While the notion of a cordless world may sound very appealing, the reality invariably falls well short of being glorious. For decades, I have privately chortled and publicly commiserated as the poor folk in the audio department struggle to get a reliable 15 kHz bandwidth radio signal from a wireless microphone to a receiver 20 feet away.

BANDWIDTH BEASTIE

As with all audio problems, I was glad that someone else was the reason for the hold-up, allowing me to continue with fine-tuning the lighting without being blamed for lost production time. After all, you can't always rely on the talent to blow their lines on the first three takes while you're waiting for that cutter to be put in place. To put this in perspective, a WDMX link requires 15 times the bandwidth of a radio mic.

Despite all protestations to the contrary, the black art of radio communication remains as unpredictable and unreliable as ever. To make matters worse, the very belief that the Wireless Age is upon us is beginning to look like a self-defeating prophesy. Every gullible wireless enthusiast who buys a cordless phone, a wireless mouse or a WiFi-equipped notebook computer is just adding more radio frequency pollution to the spectrum, especially in the 2.4 GHz industrial scientific and medical band shared by WiFi, Bluetooth, wireless DMX512 and cordless phones, to name a few.

Although many of the new generation of wireless devices use clever spread-spectrum, frequency-hopping modulation systems, there is a very real and finite limit to the amount of data that can be carried reliably in a given chunk of the radio spectrum, and we're well on the way to exceeding it.

As our audio, communications and video brethren discovered some years ago, production management for almost every event now has to include a radio spectrum management plan, to avoid RF anarchy. Bitter experience has already shown that a single unexpected freelance documentary crew at a big event has the potential to cause a domino effect with radio mic channel allocations that can shut down audio for everybody.
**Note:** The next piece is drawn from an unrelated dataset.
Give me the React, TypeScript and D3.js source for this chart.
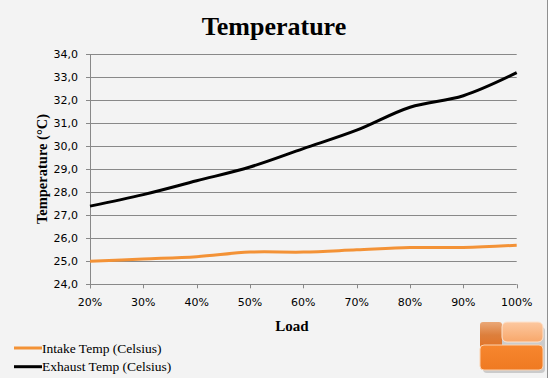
import React from "react";
import * as d3 from "d3";

const categories = ["20%", "30%", "40%", "50%", "60%", "70%", "80%", "90%", "100%"];
const intakeTemp = [25.0, 25.1, 25.2, 25.4, 25.4, 25.5, 25.6, 25.6, 25.7];
const exhaustTemp = [27.4, 27.9, 28.5, 29.1, 29.9, 30.7, 31.7, 32.2, 33.2];
const yTicks = [24, 25, 26, 27, 28, 29, 30, 31, 32, 33, 34];
const seriesNames = ["Intake Temp (Celsius)", "Exhaust Temp (Celsius)"];
const seriesColors = ["#f39236", "#000000"];

export default function App() {
  const W = 549, H = 378;
  const left = 90, right = 516.7, top = 54.3, bottom = 284.3;
  const x = d3.scalePoint<string>().domain(categories).range([left, right]);
  const y = d3.scaleLinear().domain([24, 34]).range([bottom, top]);
  const line = d3
    .line<number>()
    .x((_, i) => x(categories[i]) as number)
    .y((d) => y(d))
    .curve(d3.curveCatmullRom.alpha(0.5));
  const fmt = (v: number) => v.toFixed(1).replace(".", ",");
  const sans = "'DejaVu Sans', Verdana, sans-serif";
  const serif = "'Liberation Serif', 'Times New Roman', serif";
  const series = [intakeTemp, exhaustTemp];

  return (
    <svg width={W} height={H} style={{ position: "absolute", left: 0, top: 0 }}>
      <defs>
        <linearGradient id="lg1" x1="0" y1="0" x2="0" y2="1">
          <stop offset="0" stopColor="#eaa878" />
          <stop offset="0.5" stopColor="#dd7f3c" />
          <stop offset="1" stopColor="#e27326" />
        </linearGradient>
        <linearGradient id="lg2" x1="0" y1="0" x2="0" y2="1">
          <stop offset="0" stopColor="#fcc8a0" />
          <stop offset="1" stopColor="#f8a76a" />
        </linearGradient>
        <linearGradient id="lg3" x1="0" y1="0" x2="0" y2="1">
          <stop offset="0" stopColor="#f7862e" />
          <stop offset="1" stopColor="#ef7a22" />
        </linearGradient>
      </defs>
      <rect x={0} y={0} width={547} height={H} fill="#f3f3f3" />
      <rect x={547} y={0} width={2} height={H} fill="#ffffff" />
      <line x1={547.5} x2={547.5} y1={0} y2={H} stroke="#8f8f8f" />

      <text x={274} y={35} textAnchor="middle" fontFamily={serif} fontWeight="bold" fontSize={26} fill="#000">
        Temperature
      </text>

      {yTicks.map((t) => (
        <g key={t}>
          <line x1={left - 4} x2={right} y1={Math.round(y(t)) + 0.5} y2={Math.round(y(t)) + 0.5} stroke="#888" strokeWidth={1} />
          <text x={78} y={y(t) + 4} textAnchor="end" fontFamily={sans} fontSize={11} fill="#000">
            {fmt(t)}
          </text>
        </g>
      ))}
      <line x1={left + 0.5} x2={left + 0.5} y1={top} y2={bottom + 4} stroke="#888" />
      {categories.map((c) => (
        <g key={c}>
          <line x1={Math.round(x(c) as number) + 0.5} x2={Math.round(x(c) as number) + 0.5} y1={bottom} y2={bottom + 4} stroke="#888" />
          <text x={x(c) as number} y={306} textAnchor="middle" fontFamily={sans} fontSize={11} fill="#000">
            {c}
          </text>
        </g>
      ))}

      <text x={292} y={331} textAnchor="middle" fontFamily={serif} fontWeight="bold" fontSize={15} fill="#000">
        Load
      </text>
      <text
        transform={`translate(47,169) rotate(-90)`}
        textAnchor="middle"
        fontFamily={serif}
        fontWeight="bold"
        fontSize={14.5}
        fill="#000"
      >
        Temperature (°C)
      </text>

      {series.map((s, i) => (
        <path key={i} d={line(s) || ""} fill="none" stroke={seriesColors[i]} strokeWidth={3} strokeLinejoin="round" />
      ))}

      {seriesNames.map((n, i) => (
        <g key={n}>
          <line x1={14} x2={42} y1={348 + i * 18.7} y2={348 + i * 18.7} stroke={seriesColors[i]} strokeWidth={3} />
          <text x={42} y={352.5 + i * 18.7} fontFamily={serif} fontSize={13.5} fill="#000">
            {n}
          </text>
        </g>
      ))}

      <g>
        <rect x={483} y={327} width={62} height={46} rx={4} fill="#555" opacity={0.25} />
        <rect x={480} y={322} width={22} height={26} rx={3} fill="url(#lg1)" />
        <rect x={502} y={322} width={41} height={20} rx={5} fill="url(#lg2)" stroke="#fde3cf" strokeWidth={1} />
        <rect x={480} y={345} width={63} height={25} rx={4} fill="url(#lg3)" stroke="#fbd2b0" strokeWidth={1} />
      </g>
    </svg>
  );
}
Given the limited reliability of wireless data links, the limited availability of usable wireless spectrum and the catastrophic impact of even the smallest glitch in the DMX feed to moving lights, scrollers or media servers, there has to be a very compelling reason to control any element of a lighting system with WDMX.

Maybe if part of your rig is on a barge in a fast moving river with so much water traffic that a length of fiber or data cable is impractical, you might be forced to consider WDMX. Similarly, if you have to control gear mounted on a moving vehicle, then WDMX may be the only answer.

Even in locations where there are few other sources of radio signals present, a sunspot, a dual-path reflection from the script assistant's notepad, or someone opening the trunk of their automobile 100 feet away can be enough to cause a glitch in the data reaching your equipment.

My personal rule is that wireless anything is great for other people, but you wouldn't want to use it yourself if there was any alternative.